Listed records —
__________

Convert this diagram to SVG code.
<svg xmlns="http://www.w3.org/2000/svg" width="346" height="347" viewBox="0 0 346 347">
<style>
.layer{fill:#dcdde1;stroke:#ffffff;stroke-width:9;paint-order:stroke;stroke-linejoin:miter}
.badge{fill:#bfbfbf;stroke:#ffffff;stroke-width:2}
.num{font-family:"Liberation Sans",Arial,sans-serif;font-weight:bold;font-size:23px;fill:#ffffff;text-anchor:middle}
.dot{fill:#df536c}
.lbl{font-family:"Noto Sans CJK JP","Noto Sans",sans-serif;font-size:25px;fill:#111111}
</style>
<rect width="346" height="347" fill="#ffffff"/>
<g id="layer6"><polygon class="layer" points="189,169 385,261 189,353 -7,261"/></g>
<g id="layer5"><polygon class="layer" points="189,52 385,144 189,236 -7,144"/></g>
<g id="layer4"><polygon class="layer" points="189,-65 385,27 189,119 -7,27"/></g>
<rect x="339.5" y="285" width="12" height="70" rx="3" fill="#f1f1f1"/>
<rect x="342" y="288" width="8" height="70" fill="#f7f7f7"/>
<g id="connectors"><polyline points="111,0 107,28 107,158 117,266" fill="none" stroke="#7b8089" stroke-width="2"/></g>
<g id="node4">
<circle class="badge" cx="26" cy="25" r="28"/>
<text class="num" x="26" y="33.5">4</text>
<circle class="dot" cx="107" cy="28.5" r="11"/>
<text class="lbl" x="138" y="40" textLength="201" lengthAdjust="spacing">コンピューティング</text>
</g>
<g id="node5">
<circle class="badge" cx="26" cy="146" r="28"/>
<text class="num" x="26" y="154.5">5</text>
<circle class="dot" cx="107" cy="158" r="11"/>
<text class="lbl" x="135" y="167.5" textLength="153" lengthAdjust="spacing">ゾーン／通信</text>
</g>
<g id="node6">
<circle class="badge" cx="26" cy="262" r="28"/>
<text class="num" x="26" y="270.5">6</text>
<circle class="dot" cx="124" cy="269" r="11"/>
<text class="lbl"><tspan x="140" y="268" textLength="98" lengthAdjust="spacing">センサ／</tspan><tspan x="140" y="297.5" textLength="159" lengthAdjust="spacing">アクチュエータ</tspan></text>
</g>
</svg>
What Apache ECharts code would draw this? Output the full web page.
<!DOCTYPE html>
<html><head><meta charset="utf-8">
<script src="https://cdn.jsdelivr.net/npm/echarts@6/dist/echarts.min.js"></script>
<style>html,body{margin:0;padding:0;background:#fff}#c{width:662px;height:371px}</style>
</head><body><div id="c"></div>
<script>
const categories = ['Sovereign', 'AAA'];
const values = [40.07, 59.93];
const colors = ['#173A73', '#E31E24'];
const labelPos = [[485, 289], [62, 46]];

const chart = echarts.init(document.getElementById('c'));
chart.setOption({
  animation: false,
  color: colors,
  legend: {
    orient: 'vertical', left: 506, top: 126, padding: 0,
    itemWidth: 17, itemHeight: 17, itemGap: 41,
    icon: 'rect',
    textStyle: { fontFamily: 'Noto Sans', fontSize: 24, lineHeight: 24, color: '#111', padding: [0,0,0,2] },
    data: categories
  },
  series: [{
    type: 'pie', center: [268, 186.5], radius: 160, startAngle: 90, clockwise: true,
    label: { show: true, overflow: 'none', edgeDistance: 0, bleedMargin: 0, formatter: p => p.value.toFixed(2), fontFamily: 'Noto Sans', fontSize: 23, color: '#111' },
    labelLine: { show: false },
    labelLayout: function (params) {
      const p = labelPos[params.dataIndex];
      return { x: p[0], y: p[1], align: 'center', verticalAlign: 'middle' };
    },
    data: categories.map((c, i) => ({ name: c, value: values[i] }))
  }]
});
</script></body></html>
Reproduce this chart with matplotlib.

__________

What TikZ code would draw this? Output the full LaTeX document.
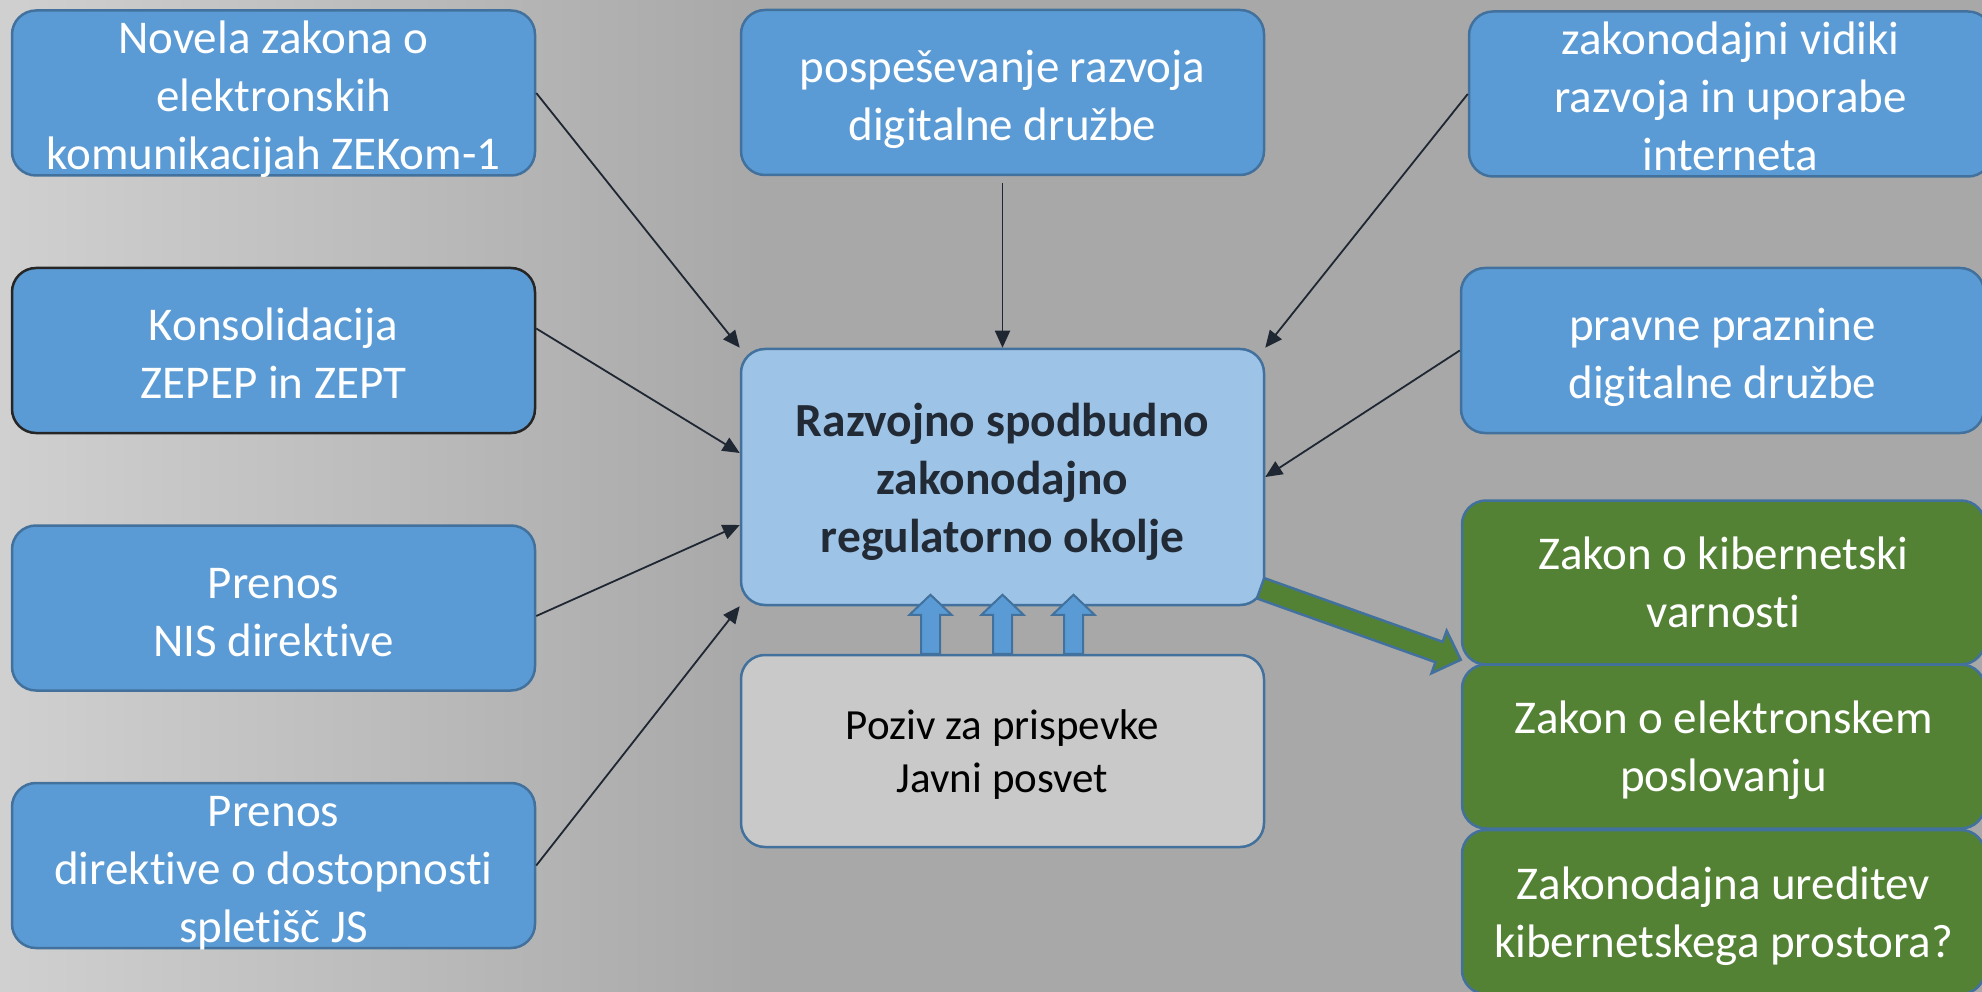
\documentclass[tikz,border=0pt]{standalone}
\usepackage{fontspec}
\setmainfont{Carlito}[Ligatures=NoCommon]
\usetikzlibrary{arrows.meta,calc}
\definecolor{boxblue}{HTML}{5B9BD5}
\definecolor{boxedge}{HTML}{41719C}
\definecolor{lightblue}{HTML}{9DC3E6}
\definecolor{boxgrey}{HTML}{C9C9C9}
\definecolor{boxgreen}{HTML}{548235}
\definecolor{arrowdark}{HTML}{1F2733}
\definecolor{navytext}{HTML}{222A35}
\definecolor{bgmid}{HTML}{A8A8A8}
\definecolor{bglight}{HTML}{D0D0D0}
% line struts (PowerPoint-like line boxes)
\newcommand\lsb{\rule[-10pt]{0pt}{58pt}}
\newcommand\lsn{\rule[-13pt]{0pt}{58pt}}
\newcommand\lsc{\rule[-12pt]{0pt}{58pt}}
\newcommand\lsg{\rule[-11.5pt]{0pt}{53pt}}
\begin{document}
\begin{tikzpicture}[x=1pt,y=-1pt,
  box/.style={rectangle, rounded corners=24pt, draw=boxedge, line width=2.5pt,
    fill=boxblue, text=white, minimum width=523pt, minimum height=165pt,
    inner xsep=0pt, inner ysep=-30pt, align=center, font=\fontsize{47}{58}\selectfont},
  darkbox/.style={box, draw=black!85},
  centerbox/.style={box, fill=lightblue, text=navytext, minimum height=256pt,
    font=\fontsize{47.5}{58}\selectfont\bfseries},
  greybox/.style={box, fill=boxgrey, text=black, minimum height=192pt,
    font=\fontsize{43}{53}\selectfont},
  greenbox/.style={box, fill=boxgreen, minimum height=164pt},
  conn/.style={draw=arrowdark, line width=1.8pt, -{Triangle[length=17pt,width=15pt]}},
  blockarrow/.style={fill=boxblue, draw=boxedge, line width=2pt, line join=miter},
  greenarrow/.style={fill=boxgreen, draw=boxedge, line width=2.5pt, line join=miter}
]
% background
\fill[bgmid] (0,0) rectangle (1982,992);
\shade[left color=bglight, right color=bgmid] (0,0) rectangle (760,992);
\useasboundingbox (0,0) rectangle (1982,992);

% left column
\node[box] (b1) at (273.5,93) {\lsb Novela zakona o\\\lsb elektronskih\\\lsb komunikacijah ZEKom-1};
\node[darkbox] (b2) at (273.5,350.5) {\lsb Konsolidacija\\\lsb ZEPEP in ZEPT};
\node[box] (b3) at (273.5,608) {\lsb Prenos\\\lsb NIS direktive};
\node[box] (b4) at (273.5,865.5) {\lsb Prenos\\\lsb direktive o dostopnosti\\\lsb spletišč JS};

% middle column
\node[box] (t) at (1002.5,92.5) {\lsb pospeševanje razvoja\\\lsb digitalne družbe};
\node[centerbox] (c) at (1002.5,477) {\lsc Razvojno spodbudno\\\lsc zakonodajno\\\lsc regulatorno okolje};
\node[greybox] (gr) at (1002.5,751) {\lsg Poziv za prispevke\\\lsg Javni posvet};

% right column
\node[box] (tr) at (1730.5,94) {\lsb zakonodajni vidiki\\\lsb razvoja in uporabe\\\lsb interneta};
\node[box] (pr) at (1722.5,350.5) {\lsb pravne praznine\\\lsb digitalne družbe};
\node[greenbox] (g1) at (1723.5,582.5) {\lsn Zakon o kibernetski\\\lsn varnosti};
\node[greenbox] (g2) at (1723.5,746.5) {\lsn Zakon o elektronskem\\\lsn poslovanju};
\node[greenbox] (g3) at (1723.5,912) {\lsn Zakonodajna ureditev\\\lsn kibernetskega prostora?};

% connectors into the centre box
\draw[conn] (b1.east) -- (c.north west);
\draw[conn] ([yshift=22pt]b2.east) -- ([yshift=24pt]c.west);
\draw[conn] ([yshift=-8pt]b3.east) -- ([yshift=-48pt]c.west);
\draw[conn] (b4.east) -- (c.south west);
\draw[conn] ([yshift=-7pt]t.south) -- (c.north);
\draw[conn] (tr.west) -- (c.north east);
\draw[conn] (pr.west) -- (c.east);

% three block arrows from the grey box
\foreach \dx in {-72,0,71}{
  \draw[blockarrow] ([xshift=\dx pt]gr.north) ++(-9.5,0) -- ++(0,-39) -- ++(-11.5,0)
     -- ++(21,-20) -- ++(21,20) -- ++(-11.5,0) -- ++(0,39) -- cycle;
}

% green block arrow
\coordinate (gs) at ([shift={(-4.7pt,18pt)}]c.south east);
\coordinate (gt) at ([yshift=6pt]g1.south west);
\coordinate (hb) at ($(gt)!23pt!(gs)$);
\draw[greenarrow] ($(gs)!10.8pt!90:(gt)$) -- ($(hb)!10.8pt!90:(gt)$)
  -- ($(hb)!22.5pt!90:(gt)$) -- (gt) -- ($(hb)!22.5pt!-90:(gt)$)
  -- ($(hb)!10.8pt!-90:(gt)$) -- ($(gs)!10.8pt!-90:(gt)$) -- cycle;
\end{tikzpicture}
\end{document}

__________

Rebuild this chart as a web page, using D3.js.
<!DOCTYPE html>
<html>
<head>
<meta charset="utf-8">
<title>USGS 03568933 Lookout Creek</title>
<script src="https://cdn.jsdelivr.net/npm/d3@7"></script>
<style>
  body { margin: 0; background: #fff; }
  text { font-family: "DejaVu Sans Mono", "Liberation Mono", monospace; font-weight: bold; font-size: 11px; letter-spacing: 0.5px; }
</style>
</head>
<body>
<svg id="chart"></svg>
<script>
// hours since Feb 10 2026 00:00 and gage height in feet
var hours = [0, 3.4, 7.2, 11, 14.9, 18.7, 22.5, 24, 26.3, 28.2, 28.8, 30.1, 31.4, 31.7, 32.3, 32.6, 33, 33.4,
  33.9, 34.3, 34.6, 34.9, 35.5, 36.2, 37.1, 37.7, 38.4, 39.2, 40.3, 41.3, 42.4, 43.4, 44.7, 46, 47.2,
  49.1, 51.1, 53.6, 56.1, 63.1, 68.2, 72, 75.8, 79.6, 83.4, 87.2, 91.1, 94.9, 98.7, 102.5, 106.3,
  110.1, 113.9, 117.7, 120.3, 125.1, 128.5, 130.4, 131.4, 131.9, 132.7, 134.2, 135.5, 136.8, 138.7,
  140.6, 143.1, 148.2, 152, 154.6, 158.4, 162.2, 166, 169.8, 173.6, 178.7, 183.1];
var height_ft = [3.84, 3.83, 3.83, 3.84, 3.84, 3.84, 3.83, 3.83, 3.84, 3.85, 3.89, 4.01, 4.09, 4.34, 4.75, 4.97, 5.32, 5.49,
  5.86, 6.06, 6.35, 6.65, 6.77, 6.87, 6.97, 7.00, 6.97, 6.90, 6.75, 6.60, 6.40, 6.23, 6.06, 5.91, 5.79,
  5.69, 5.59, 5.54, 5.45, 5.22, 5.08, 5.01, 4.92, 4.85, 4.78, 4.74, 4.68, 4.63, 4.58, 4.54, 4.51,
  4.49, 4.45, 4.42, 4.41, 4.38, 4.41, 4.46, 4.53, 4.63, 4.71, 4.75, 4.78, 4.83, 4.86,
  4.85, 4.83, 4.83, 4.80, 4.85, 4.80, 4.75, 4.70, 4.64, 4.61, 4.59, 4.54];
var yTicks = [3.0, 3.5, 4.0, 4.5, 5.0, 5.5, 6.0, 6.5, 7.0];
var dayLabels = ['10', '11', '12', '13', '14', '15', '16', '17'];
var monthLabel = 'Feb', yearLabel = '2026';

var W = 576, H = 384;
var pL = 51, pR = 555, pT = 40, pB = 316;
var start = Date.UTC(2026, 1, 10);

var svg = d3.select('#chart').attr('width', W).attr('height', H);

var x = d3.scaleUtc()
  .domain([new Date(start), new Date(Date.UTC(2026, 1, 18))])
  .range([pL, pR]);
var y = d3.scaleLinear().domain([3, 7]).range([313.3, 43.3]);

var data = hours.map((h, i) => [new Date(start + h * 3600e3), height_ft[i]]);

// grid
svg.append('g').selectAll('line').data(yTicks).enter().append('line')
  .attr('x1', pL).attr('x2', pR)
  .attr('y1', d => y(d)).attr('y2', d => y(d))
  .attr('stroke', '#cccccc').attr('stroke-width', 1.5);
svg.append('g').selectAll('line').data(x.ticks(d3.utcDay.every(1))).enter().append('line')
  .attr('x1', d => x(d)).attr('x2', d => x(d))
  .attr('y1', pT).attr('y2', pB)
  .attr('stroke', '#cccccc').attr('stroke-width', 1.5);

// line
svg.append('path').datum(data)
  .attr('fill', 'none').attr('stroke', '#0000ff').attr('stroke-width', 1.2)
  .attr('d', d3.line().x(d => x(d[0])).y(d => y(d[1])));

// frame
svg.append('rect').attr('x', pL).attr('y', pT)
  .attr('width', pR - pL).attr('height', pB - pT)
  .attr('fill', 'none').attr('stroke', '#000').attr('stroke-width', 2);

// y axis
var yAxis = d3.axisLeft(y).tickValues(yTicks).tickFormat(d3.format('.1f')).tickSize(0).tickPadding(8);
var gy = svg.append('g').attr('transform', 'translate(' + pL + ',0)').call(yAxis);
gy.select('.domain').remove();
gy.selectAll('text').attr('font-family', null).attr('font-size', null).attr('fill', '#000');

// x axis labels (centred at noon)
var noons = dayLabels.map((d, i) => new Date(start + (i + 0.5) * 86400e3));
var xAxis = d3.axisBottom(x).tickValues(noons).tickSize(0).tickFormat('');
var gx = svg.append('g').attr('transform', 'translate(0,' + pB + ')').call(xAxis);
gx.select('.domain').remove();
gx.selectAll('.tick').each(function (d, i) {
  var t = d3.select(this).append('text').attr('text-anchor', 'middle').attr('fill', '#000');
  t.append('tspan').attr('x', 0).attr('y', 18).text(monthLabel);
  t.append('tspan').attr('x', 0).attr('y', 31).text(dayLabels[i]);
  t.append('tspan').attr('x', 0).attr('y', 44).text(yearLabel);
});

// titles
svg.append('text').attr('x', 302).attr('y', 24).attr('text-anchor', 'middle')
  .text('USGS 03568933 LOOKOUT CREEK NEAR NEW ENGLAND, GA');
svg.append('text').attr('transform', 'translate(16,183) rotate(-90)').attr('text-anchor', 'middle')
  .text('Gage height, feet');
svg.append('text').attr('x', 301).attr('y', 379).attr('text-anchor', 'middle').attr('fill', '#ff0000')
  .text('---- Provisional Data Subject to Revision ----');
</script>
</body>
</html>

__________

Aim of the task — Gather from the entries above all lines that include the string "would".

Right answer —
What Apache ECharts code would draw this? Output the full web page.
What TikZ code would draw this? Output the full LaTeX document.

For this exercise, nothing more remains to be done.